Genau. Dortmunds Jadon Sancho und andere haben ja auch in Deutschland ein Zeichen gesetzt. Wir können stolz auf diese Spieler sein. Und darauf, dass wir alle zusammengekommen sind in diesem gemeinsamen Kampf gegen den Rassismus. Und dann auch das Engagement von Manchester Uniteds Marcus Rashford für Kinder hier in England, das die Regierung sogar dazu gebracht hat, eine Entscheidung zurückzunehmen (Rashford hatte sich erfolgreich dafür eingesetzt, dass ein von der Regierung von Boris Johnson beendetes Programm für Essensgutscheine für Kinder aus bedürftigen Familien fortgesetzt wird, Anm. d. Red.).

Ist das Bewusstsein, etwas bewegen zu können, bei den Spielern heute weiter verbreitet als früher?

Die Spieler haben heute einfach mehr Einfluss. In England sagen wir gerne: Fußball fand früher nur auf den Rückseiten der Tageszeitungen und im Sportteil statt, aber heute überall: Im Unterhaltungsteil, sogar im Modeteil (lacht), im Autoteil, weil viele Spieler ja nun mal teure Autos haben – und auch auf den Titelseiten.

Fußball ist ein viel größerer Teil des öffentlichen Lebens geworden.

Sie wissen, dass sie einen höheren Bekanntheitsgrad haben, als das bei früheren Generationen der Fall war.
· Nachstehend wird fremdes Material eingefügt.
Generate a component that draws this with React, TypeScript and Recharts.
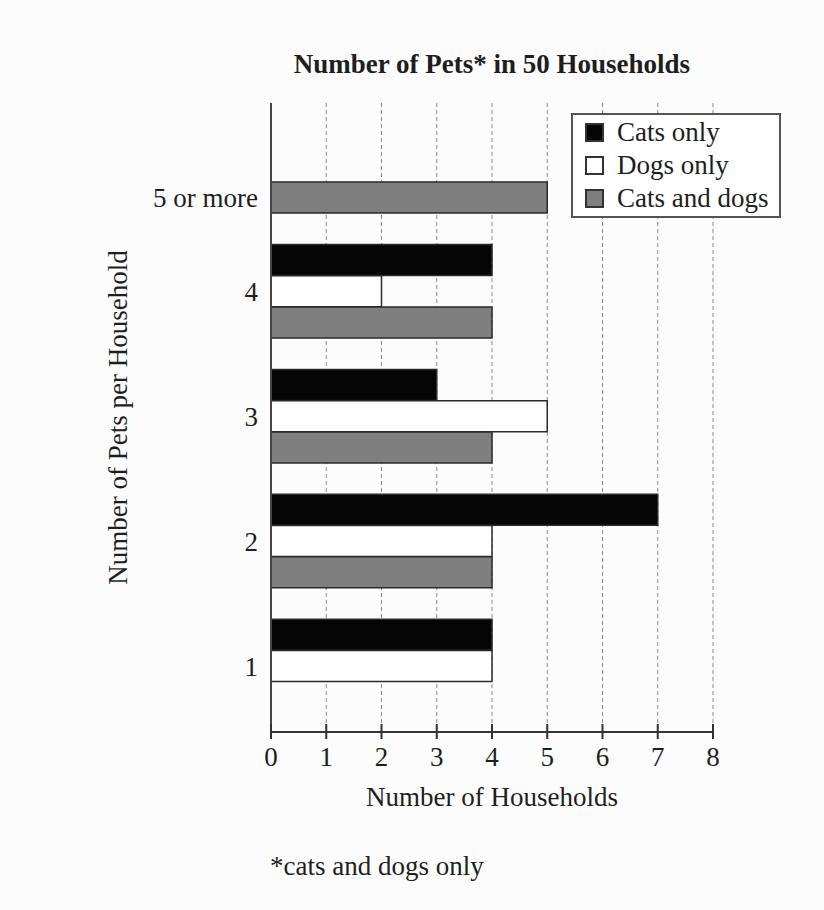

Und dadurch wissen sie auch, dass das, was sie tun, auf ein großes Echo stoßen wird und Aufmerksamkeit bekommt.

Das kann natürlich auch Selbstdarstellern Raum bieten…

Ich bin aber überzeugt davon, dass die Spieler sich engagieren, weil sie helfen wollen. Sie sind sich bewusst, in einer privilegierten Position zu sein mit der Möglichkeit, ihr Können jede Woche zeigen zu dürfen und dafür auch noch fürstlich bezahlt zu werden. Und sie erkennen auch die sozialen Ungerechtigkeiten – oft, weil sie sie früher selbst erfahren mussten. Wieder das Beispiel Marcus Rashford, der ausführlich darüber gesprochen hat, in was für armen Verhältnissen er aufgewachsen ist und was er im Schulsystem erleben musste.

Das soziale Gewissen also?

Oh ja, und das ist so wichtig. Die Spieler wollen immer mehr zeigen, dass sie nicht nur gut gegen einen Ball treten können, sondern auch eine Meinung haben. Und das ist doch großartig.